[TASK DIRECTIONS] Whenever a line contains the string "that", copy it out of the entries.
--- START AVAILABLE RECORDS ---
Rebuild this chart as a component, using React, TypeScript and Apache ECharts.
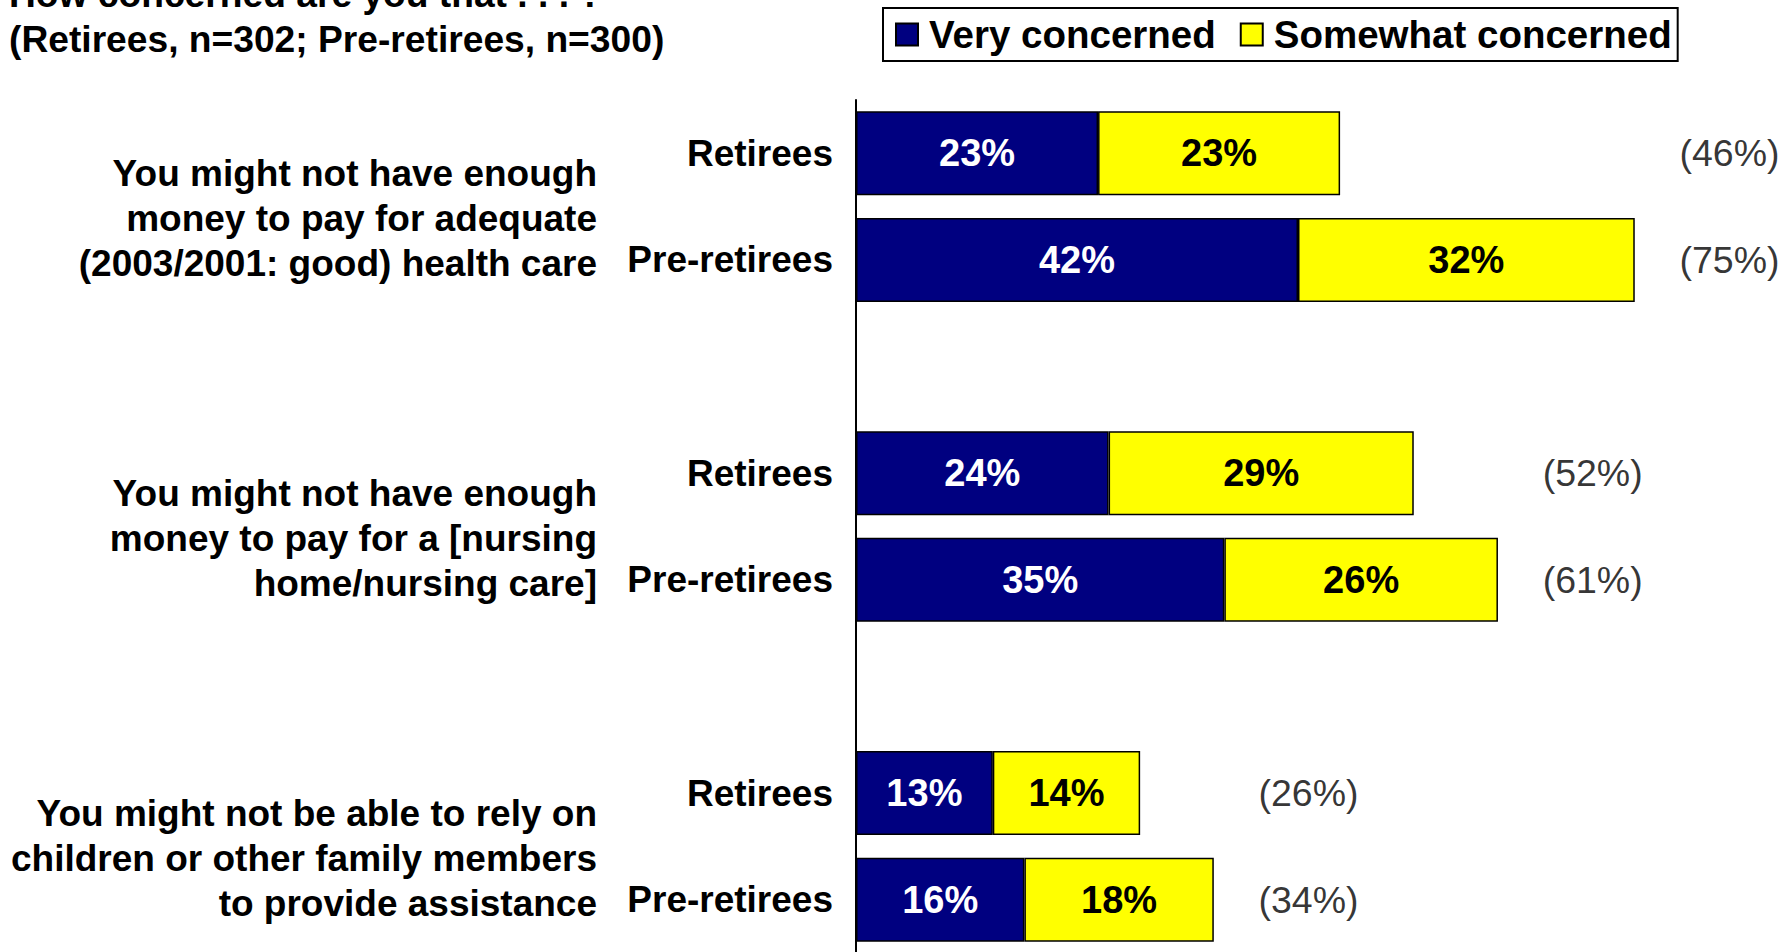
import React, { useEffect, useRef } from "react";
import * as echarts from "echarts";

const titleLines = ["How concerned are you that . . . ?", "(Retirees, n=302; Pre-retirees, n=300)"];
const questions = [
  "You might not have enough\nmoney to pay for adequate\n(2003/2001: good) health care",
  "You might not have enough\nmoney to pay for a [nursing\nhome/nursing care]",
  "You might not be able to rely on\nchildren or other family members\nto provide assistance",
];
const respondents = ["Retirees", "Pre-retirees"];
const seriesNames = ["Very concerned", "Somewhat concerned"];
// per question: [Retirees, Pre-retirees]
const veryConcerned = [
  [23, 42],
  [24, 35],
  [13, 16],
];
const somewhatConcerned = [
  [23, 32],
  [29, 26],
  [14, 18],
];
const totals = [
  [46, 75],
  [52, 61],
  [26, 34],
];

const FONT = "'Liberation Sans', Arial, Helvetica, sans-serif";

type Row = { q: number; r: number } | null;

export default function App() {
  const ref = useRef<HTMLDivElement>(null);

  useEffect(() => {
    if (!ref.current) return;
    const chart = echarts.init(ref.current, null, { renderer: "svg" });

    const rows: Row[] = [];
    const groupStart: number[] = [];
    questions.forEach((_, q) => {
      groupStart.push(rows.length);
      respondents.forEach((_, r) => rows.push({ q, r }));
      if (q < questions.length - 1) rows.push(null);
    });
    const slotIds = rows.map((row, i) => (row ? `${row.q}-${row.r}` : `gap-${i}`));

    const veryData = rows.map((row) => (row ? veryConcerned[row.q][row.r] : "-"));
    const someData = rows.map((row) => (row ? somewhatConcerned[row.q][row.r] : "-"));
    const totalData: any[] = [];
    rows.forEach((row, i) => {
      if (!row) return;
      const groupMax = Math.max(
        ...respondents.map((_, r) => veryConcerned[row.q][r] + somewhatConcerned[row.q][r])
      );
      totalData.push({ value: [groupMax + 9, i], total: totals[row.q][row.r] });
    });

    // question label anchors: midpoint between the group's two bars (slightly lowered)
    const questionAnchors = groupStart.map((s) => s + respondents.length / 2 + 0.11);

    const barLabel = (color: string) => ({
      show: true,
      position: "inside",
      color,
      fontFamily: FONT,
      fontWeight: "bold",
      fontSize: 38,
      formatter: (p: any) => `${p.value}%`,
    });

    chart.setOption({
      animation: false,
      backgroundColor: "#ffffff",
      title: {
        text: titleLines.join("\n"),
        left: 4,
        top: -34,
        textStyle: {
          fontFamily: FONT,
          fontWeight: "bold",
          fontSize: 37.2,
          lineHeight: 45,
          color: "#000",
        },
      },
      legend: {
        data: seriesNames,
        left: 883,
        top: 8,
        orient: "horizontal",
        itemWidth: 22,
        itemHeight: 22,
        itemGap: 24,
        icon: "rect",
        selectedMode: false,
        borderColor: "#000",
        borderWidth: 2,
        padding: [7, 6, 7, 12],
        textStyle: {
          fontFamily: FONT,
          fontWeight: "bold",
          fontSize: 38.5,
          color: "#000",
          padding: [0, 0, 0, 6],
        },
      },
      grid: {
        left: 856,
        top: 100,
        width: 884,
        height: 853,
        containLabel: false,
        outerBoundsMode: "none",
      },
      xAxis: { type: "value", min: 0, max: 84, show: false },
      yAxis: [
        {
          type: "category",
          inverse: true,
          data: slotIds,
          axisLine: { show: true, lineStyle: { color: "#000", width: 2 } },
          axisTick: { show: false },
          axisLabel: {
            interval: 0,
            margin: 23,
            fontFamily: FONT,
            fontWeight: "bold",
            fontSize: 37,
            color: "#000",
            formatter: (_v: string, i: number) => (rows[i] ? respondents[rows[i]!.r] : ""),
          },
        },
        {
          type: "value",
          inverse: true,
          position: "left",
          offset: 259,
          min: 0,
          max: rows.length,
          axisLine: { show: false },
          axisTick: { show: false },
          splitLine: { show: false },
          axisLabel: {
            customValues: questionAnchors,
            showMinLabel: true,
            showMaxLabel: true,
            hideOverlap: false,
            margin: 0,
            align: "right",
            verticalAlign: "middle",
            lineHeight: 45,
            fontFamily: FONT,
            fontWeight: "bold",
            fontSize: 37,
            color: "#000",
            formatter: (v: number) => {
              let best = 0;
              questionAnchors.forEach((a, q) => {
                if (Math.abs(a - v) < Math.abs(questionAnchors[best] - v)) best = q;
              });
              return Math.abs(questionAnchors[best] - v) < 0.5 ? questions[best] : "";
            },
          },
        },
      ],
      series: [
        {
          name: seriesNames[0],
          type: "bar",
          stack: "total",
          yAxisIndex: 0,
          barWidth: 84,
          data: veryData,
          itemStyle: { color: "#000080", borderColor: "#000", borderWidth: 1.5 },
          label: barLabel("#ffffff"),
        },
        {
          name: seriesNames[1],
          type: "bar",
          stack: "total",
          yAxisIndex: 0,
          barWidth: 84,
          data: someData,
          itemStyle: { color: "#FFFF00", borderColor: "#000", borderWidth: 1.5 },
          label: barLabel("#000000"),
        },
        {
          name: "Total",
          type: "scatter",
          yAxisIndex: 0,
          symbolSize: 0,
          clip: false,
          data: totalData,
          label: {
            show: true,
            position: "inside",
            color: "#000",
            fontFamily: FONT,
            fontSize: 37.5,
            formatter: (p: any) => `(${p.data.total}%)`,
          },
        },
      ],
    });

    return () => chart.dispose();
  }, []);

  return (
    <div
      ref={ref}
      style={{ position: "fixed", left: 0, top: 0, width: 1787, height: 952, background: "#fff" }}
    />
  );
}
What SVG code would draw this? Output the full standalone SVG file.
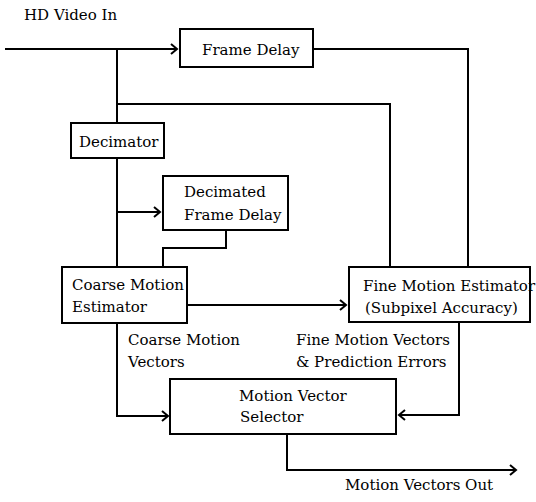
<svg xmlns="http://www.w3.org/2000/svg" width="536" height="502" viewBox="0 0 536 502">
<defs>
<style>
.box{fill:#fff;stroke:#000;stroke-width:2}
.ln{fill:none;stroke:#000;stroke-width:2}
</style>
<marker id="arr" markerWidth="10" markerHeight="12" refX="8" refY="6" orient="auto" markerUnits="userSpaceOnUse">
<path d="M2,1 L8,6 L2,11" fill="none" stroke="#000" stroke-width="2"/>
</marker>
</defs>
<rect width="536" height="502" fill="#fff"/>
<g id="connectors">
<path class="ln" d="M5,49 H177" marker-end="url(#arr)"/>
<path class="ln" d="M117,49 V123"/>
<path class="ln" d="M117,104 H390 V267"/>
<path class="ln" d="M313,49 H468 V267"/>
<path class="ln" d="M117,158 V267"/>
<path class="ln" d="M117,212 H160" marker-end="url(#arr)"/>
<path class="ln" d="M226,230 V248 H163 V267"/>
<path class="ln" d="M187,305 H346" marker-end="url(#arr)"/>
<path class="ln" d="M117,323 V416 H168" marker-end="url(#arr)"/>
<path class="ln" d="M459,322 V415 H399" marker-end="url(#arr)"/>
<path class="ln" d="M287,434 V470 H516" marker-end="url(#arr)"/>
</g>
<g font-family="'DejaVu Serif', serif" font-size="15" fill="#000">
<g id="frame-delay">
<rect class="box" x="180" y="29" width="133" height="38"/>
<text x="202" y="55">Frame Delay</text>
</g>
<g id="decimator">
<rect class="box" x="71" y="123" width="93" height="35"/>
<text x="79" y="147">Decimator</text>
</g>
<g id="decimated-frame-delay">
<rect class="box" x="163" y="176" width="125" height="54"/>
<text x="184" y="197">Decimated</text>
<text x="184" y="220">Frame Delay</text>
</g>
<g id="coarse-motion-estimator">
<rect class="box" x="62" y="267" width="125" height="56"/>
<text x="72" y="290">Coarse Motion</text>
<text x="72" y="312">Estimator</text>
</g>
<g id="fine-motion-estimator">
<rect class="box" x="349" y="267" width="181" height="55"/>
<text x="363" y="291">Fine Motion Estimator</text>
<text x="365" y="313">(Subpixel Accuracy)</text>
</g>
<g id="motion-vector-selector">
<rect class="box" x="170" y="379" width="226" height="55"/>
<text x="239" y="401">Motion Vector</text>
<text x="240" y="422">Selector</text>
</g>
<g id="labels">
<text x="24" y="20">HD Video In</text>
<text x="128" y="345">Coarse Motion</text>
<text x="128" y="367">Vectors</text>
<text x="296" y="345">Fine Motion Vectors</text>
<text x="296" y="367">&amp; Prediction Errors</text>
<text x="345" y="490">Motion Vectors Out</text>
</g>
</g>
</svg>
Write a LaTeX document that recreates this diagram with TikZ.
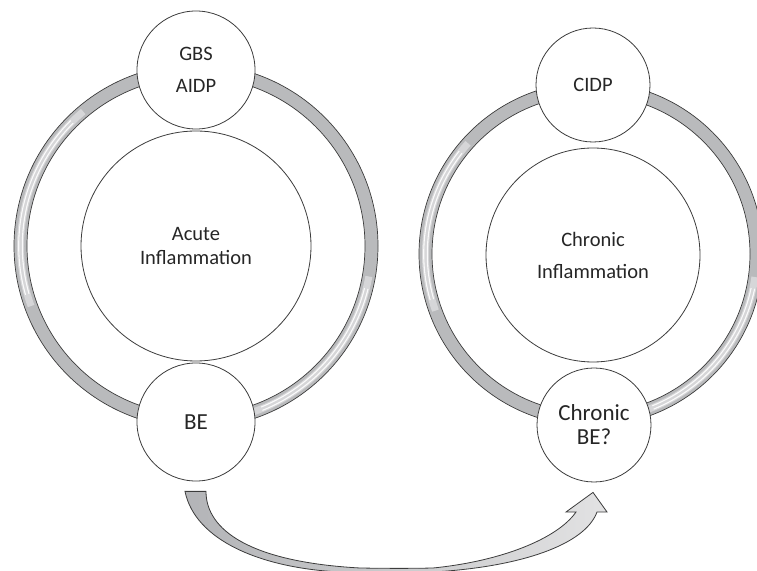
--- END AVAILABLE RECORDS ---
[REPLY]
const titleLines = ["How concerned are you that . . . ?", "(Retirees, n=302; Pre-retirees, n=300)"];
Write a LaTeX document that recreates this diagram with TikZ.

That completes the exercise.